Take the line containing "Recreate this image", the line containing "from bokeh.resources import INLINE", and all lines between them, and transcribe them exactly. Leave out pictures.

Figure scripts

###

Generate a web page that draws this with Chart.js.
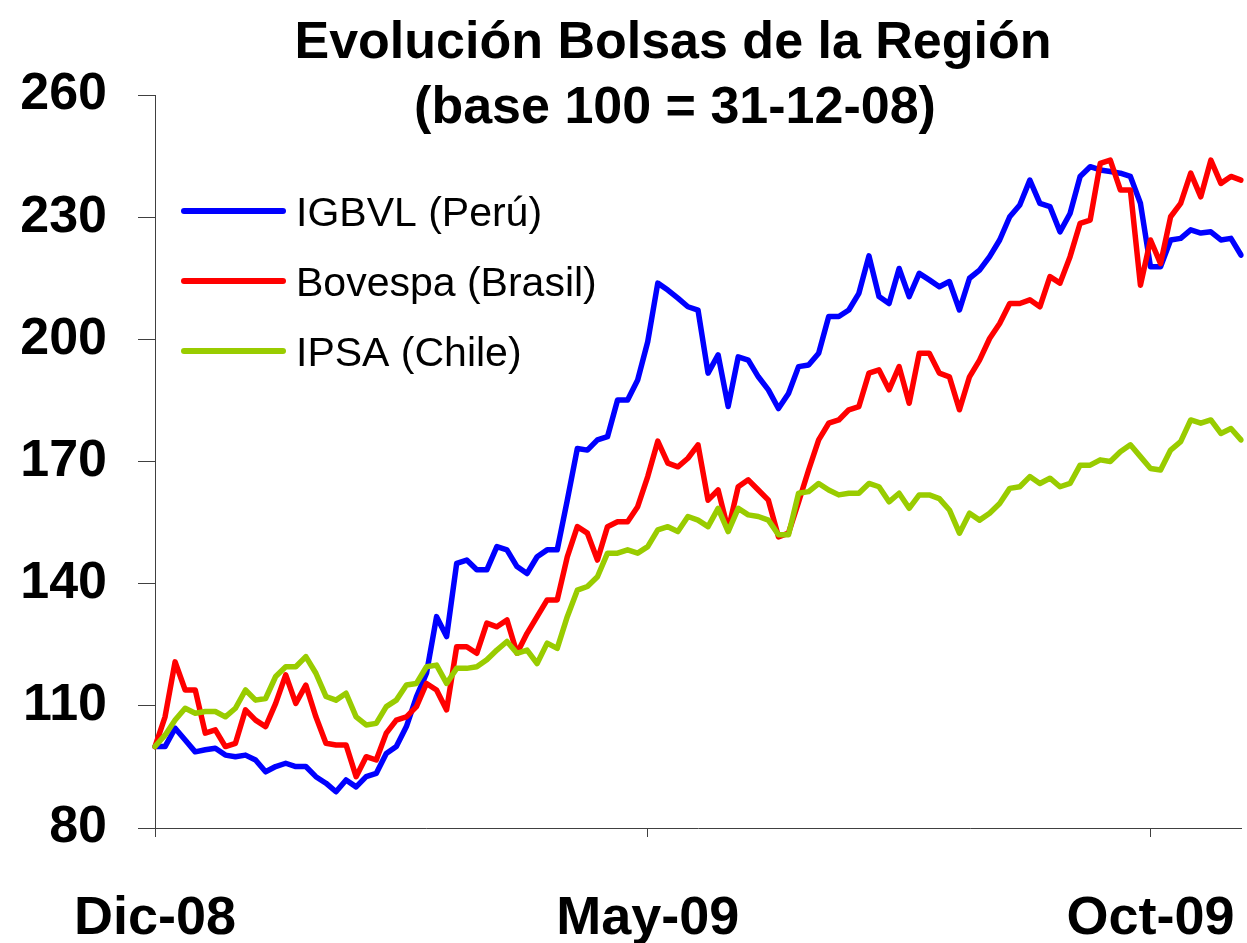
<!DOCTYPE html>
<html>
<head>
<meta charset="utf-8">
<script src="https://cdn.jsdelivr.net/npm/chart.js@4.4.1/dist/chart.umd.min.js"></script>
<style>
  html, body { margin: 0; padding: 0; background: #fff; }
  #wrap { width: 1247px; height: 943px; }
</style>
</head>
<body>
<div id="wrap"><canvas id="myChart" width="1247" height="943"></canvas></div>
<script>
// one point every ~10px of the original plot, Dec-08 .. early Nov-09
const igbvl = [100.0, 100.0, 104.5, 101.6, 98.7, 99.2, 99.6, 97.9, 97.5, 97.9, 96.7, 93.8, 95.1, 95.9, 95.1, 95.1, 92.6, 91.0, 88.9, 91.8, 90.1, 92.6, 93.4, 98.3, 100.0, 104.9,
  112.2, 118.0, 131.9, 127.0, 145.0, 145.8, 143.4, 143.4, 149.1, 148.3, 144.2, 142.5, 146.6, 148.3, 148.3, 160.5, 173.2, 172.8, 175.3,
  176.1, 185.1, 185.1, 190.0, 199.4, 213.8, 212.1, 210.1, 208.0, 207.2, 191.7, 196.2, 183.5, 195.7, 194.9, 190.8, 187.6, 183.0, 186.7, 193.3,
  193.7, 196.6, 205.6, 205.6, 207.2, 211.3, 220.5, 210.5, 208.8, 217.4, 210.5, 216.2, 214.6, 212.9, 214.2, 207.2, 215.0, 217.0, 220.3, 224.4,
  230.1, 233.0, 239.1, 233.4, 232.6, 226.4, 230.9, 240.0, 242.4, 241.6, 241.2, 240.8, 240.0, 233.4, 217.8, 217.8, 224.4, 224.8, 226.9, 226.1, 226.4, 224.4, 224.8, 220.7];

const bovespa = [100.0, 107.3, 120.8, 113.9, 113.9, 103.3, 104.1, 100.0, 100.8, 109.0, 106.5, 104.9, 110.6, 117.6, 110.6, 115.1, 107.3, 100.8, 100.4, 100.4, 92.6, 97.5, 96.7, 103.3, 106.5, 107.3,
  109.8, 115.5, 113.9, 109.0, 124.5, 124.5, 122.9, 130.3, 129.4, 131.1, 122.9, 127.8, 131.9, 136.0, 136.0, 146.6, 154.0, 152.4, 145.8,
  154.0, 155.2, 155.2, 158.9, 166.3, 175.0, 169.6, 168.7, 170.8, 174.1, 160.5, 163.0, 153.2, 163.8, 165.5, 163.0, 160.5, 151.5, 152.4, 160.0,
  167.9, 175.3, 179.4, 180.2, 182.7, 183.5, 191.7, 192.5, 187.6, 193.3, 184.3, 196.6, 196.6, 191.7, 190.8, 182.7, 190.8, 194.9, 200.2, 203.9,
  208.8, 208.8, 209.7, 208.0, 215.4, 213.8, 220.3, 228.5, 229.3, 243.2, 244.0, 236.7, 236.7, 213.3, 224.4, 218.6, 230.1, 233.4, 240.8, 235.0, 244.0, 238.3, 240.0, 239.1];

const ipsa = [100.0, 102.8, 106.5, 109.4, 108.2, 108.6, 108.6, 107.3, 109.4, 113.9, 111.4, 111.8, 117.2, 119.6, 119.6, 122.1, 118.0, 112.3, 111.4, 113.1, 107.3, 105.3, 105.7, 109.8, 111.4, 115.1,
  115.5, 119.6, 120.0, 115.5, 119.2, 119.2, 119.6, 121.3, 123.7, 125.8, 122.9, 123.7, 120.4, 125.4, 124.1, 131.9, 138.4, 139.3, 141.7,
  147.5, 147.5, 148.3, 147.5, 149.1, 153.2, 154.0, 152.8, 156.5, 155.6, 154.0, 158.5, 152.8, 158.5, 156.9, 156.5, 155.6, 152.0, 152.0, 162.2,
  162.6, 164.6, 163.0, 161.8, 162.2, 162.2, 164.6, 163.8, 160.1, 162.2, 158.5, 161.8, 161.8, 160.9, 158.1, 152.4, 157.3, 155.6, 157.3, 159.7,
  163.4, 163.8, 166.3, 164.6, 165.9, 163.8, 164.6, 169.1, 169.1, 170.4, 170.0, 172.4, 174.1, 171.2, 168.3, 167.9, 172.8, 174.9, 180.2, 179.4, 180.2, 176.9, 178.1, 175.3];

const seriesNames = ['IGBVL (Perú)', 'Bovespa (Brasil)', 'IPSA (Chile)'];
const seriesColors = ['#0000ff', '#ff0000', '#99cc00'];

const tickLabels = ['Dic-08', 'May-09', 'Oct-09'];
const tickIndex = [0, 49, 99];

const yTicks = [80, 110, 140, 170, 200, 230, 260];

const titleLines = ['Evolución Bolsas de la Región', '(base 100 = 31-12-08)'];

const categories = igbvl.map((v, i) => i);
const FONT = '"Liberation Sans", Arial, sans-serif';

// title and legend sit inside the plot area in the original, so draw them by hand
const overlay = {
    id: 'overlay',
    afterDraw(chart) {
        const ctx = chart.ctx;
        ctx.save();
        ctx.fillStyle = '#000';
        ctx.textAlign = 'center';
        ctx.textBaseline = 'alphabetic';
        ctx.font = 'bold 52px ' + FONT;
        ctx.fillText(titleLines[0], 673, 58);
        ctx.fillText(titleLines[1], 675, 123);

        ctx.textAlign = 'left';
        ctx.font = '41px ' + FONT;
        const rows = [211, 281, 351];
        seriesNames.forEach((name, i) => {
            ctx.strokeStyle = seriesColors[i];
            ctx.lineWidth = 6;
            ctx.lineCap = 'round';
            ctx.beginPath();
            ctx.moveTo(184, rows[i]);
            ctx.lineTo(283, rows[i]);
            ctx.stroke();
            ctx.fillText(name, 296, rows[i] + 15);
        });
        ctx.restore();
    }
};

const ctx = document.getElementById('myChart').getContext('2d');
const myChart = new Chart(ctx, {
    type: 'line',
    data: {
        labels: categories,
        datasets: [
            { label: seriesNames[0], data: igbvl, borderColor: seriesColors[0], order: 3 },
            { label: seriesNames[1], data: bovespa, borderColor: seriesColors[1], order: 2 },
            { label: seriesNames[2], data: ipsa, borderColor: seriesColors[2], order: 1 }
        ]
    },
    options: {
        responsive: false,
        animation: false,
        layout: { padding: { top: 95, right: 6, left: 0, bottom: 0 } },
        elements: {
            line: { borderWidth: 5.5, tension: 0, borderJoinStyle: 'round', borderCapStyle: 'round' },
            point: { radius: 0 }
        },
        plugins: {
            legend: { display: false },
            title: { display: false },
            tooltip: { enabled: false }
        },
        scales: {
            x: {
                type: 'category',
                offset: false,
                border: { display: true, color: '#404040', width: 1 },
                grid: { drawOnChartArea: false, drawTicks: true, tickLength: 9, color: '#404040' },
                ticks: {
                    autoSkip: false,
                    maxRotation: 0,
                    padding: 50,
                    color: '#000',
                    font: { family: FONT, size: 54, weight: 'bold' },
                    callback: function(value, index) {
                        const k = tickIndex.indexOf(index);
                        return k >= 0 ? tickLabels[k] : null;
                    }
                },
                afterFit: function(scale) {
                    scale.height = 115;
                    scale.paddingLeft = 0;
                    scale.paddingRight = 0;
                }
            },
            y: {
                min: yTicks[0],
                max: yTicks[yTicks.length - 1],
                border: { display: true, color: '#404040', width: 1 },
                grid: { drawOnChartArea: false, drawTicks: true, tickLength: 17, color: '#404040' },
                afterBuildTicks: function(scale) { scale.ticks = yTicks.map(v => ({ value: v })); },
                ticks: {
                    padding: 31,
                    color: '#000',
                    font: { family: FONT, size: 52, weight: 'bold' }
                },
                afterFit: function(scale) { scale.width = 155; }
            }
        }
    },
    plugins: [overlay]
});
</script>
</body>
</html>
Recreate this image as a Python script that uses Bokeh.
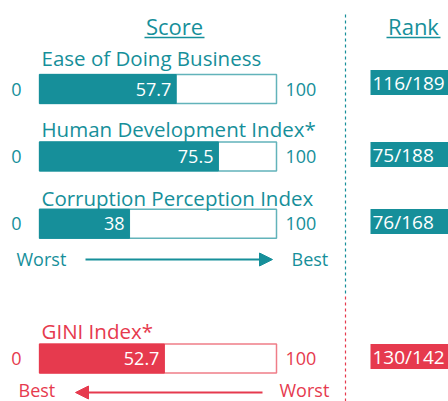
from bokeh.plotting import figure
from bokeh.models import Range1d, Arrow, NormalHead
from bokeh.core.properties import value
from bokeh.embed import file_html
from bokeh.resources import INLINE

# ---- data ----
indicators = ["Ease of Doing Business", "Human Development Index*", "Corruption Perception Index", "GINI Index*"]
scores = [57.7, 75.5, 38, 52.7]
ranks = ["116/189", "75/188", "76/168", "130/142"]
rows = [0, 1, 2, 4]
scale_min = 0
scale_max = 100

TEAL = "#168f9a"
TEAL_LIGHT = "#62b3ba"
RED = "#e63a4e"
RED_LIGHT = "#ef7d88"
colors = [TEAL, TEAL, TEAL, RED]
light = [TEAL_LIGHT, TEAL_LIGHT, TEAL_LIGHT, RED_LIGHT]
FONT = value("Open Sans")

# layout helpers (page px -> data units)
PX = 2.37       # px per score unit
ROWPX = 67.4    # px per row
def X(px):
    return (px - 39) / PX
def Y(py):
    return (py - 88.5) / ROWPX
def dx(px):
    return px / PX
def dy(px):
    return px / ROWPX

label_py = [57.5, 128.5, 197.5, 330]
rank_py = [82, 154, 221, 356]

W, H = 448, 401
p = figure(width=W, height=H, output_backend="svg", toolbar_location=None,
           x_range=Range1d(X(0), X(W)), y_range=Range1d(Y(H), Y(0)),
           min_border=0)
p.axis.visible = False
p.grid.visible = False
p.outline_line_color = None
p.background_fill_color = "white"

half = dy(14.5)
tops = [r - half for r in rows]
bots = [r + half for r in rows]

# outline bars
p.quad(left=[scale_min]*4, right=[scale_max]*4, top=tops, bottom=bots,
       fill_color="white", line_color=light, line_width=1.5)
# filled bars
p.quad(left=[scale_min]*4, right=scores, top=tops, bottom=bots,
       fill_color=colors, line_color=colors, line_width=1)

# value labels
p.text(x=[s - dx(5) for s in scores], y=rows, text=[str(s) for s in scores],
       text_color="white", text_font=FONT, text_font_size="18px",
       text_align="right", text_baseline="middle")

# 0 and 100
p.text(x=[X(16)]*4, y=rows, text=[str(scale_min)]*4, text_color=colors, text_font=FONT,
       text_font_size="18px", text_align="center", text_baseline="middle")
p.text(x=[X(285)]*4, y=rows, text=[str(scale_max)]*4, text_color=colors, text_font=FONT,
       text_font_size="18px", text_align="left", text_baseline="middle")

# indicator names
p.text(x=[X(41)]*4, y=[Y(v) for v in label_py], text=indicators, text_color=colors,
       text_font=FONT, text_font_size="20.5px", text_align="left", text_baseline="middle")

# rank boxes
p.quad(left=[X(370)]*4, right=[X(460)]*4, top=[Y(v) - dy(12.5) for v in rank_py],
       bottom=[Y(v) + dy(12.5) for v in rank_py], fill_color=colors, line_color=None)
p.text(x=[X(372)]*4, y=[Y(v) for v in rank_py], text=ranks, text_color="white", text_font=FONT,
       text_font_size="19px", text_align="left", text_baseline="middle")

# headers
p.text(x=[X(174), X(413)], y=[Y(25.5), Y(25.5)], text=["Score", "Rank"], text_color=TEAL,
       text_font=FONT, text_font_size="22px", text_align="center", text_baseline="middle")
p.segment(x0=[X(144), X(386)], x1=[X(204), X(440)], y0=[Y(37)]*2, y1=[Y(37)]*2,
          line_color=TEAL, line_width=1.5)

# dashed divider
p.segment(x0=[X(345)], x1=[X(345)], y0=[Y(14)], y1=[Y(296)], line_color=TEAL,
          line_width=1.2, line_dash="3 3")
p.segment(x0=[X(345)], x1=[X(345)], y0=[Y(296)], y1=[Y(401)], line_color=RED,
          line_width=1.2, line_dash="3 3")

# direction arrows
p.text(x=[X(16), X(291)], y=[Y(258)]*2, text=["Worst", "Best"], text_color=TEAL, text_font=FONT,
       text_font_size="18px", text_align="left", text_baseline="middle")
p.add_layout(Arrow(end=NormalHead(size=13, fill_color=TEAL, line_color=TEAL),
                   x_start=X(85), y_start=Y(259), x_end=X(272), y_end=Y(259),
                   line_color=TEAL, line_width=2))
p.text(x=[X(18), X(279)], y=[Y(389)]*2, text=["Best", "Worst"], text_color=RED, text_font=FONT,
       text_font_size="18px", text_align="left", text_baseline="middle")
p.add_layout(Arrow(end=NormalHead(size=13, fill_color=RED, line_color=RED),
                   x_start=X(262), y_start=Y(392), x_end=X(75), y_end=Y(392),
                   line_color=RED, line_width=2))

open("out.html", "w").write(file_html(p, INLINE))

###

**Result for this task:**
Recreate this image as a Python script that uses Bokeh.
from bokeh.plotting import figure
from bokeh.models import Range1d, Arrow, NormalHead
from bokeh.core.properties import value
from bokeh.embed import file_html
from bokeh.resources import INLINE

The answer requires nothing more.